Esto también debe darnos a entender que no se trata de una batalla entre identidades o naciones. México y Estados Unidos están condenados a coexistir y eso —más allá de cualquier político— muchos lo verán como un abanico de oportunidades. Y eso está bien. Nos cuenta una residente de Arizona, vecina de un familiar: “Los migrantes no vienen a quitar nada, vienen a sostener lo que este país ya no quiere hacer: cosechar, limpiar y cuidar. Lo menos que podemos hacer es defender su dignidad.”
Lo que sí debemos cuestionar es el trato inhumano a nuestros connacionales, levantar la voz por aquellos que deben recorrer ese infierno en silencio y olvidarnos de aquel pensamiento que demerita su esfuerzo. Si no lo compartimos, quizá lo mejor sea no juzgarlo. Persiguen una causa para la que en sus países —en este caso México— no encontraron respuestas. Se arriesgan a la pérdida de todo, la identidad incluida.
Dice Julián, otro potosino que hoy tiene un negocio de cervecería, migrante por muchos años en California: “El miedo no es solo a la migra, es a perder el trabajo de un día para otro. Si el patrón se entera que preguntas por tus derechos, simplemente te despide. Y luego, ¿quién le envía dinero a mi familia? Ese miedo nunca se va, ni aunque tengas años allá.”

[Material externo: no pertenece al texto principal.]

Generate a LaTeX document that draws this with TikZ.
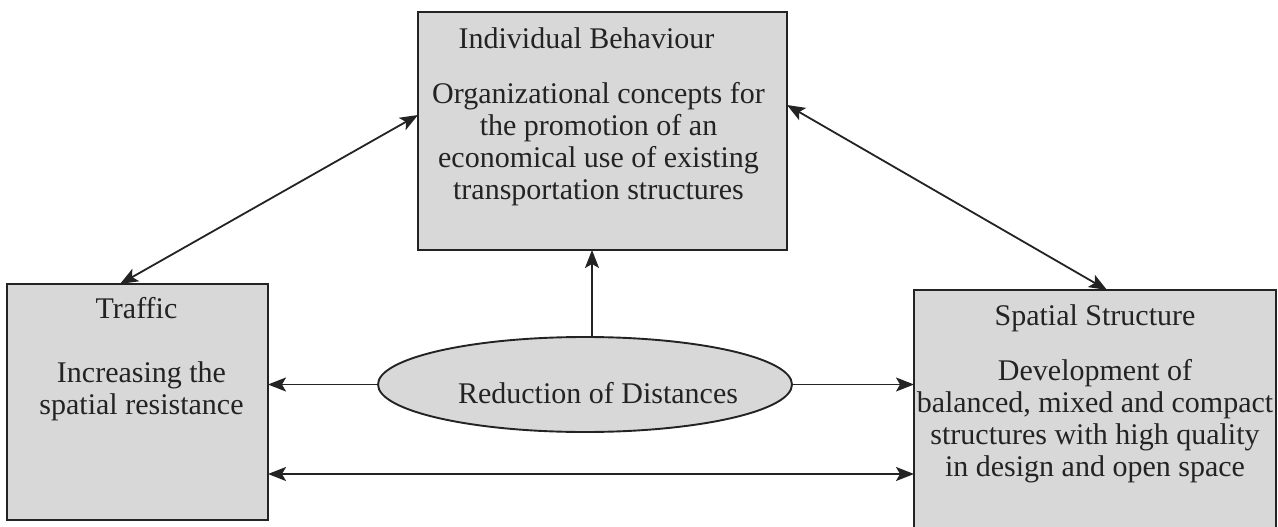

La mirada, pues, debe dirigirse a valorar el esfuerzo del migrante, no alimentar discursos de odio o divisorios, sino exigir más y mejores respuestas a nosotros mismos y a quienes elegimos para que dirijan el tablero socio-político.
“Pedro, Lupe, Beto y Sofía... yo los conozco por nombre. Son mis vecinos, no mis ‘ilegales’. Sin ellos, mi barrio estaría vacío. Lo que les pase a ellos también nos pasa a nosotros”, cuenta un vecino estadounidense en Chicago, quien, como todos, hoy no encuentra nada más humano que condenar la muerte de Miguel.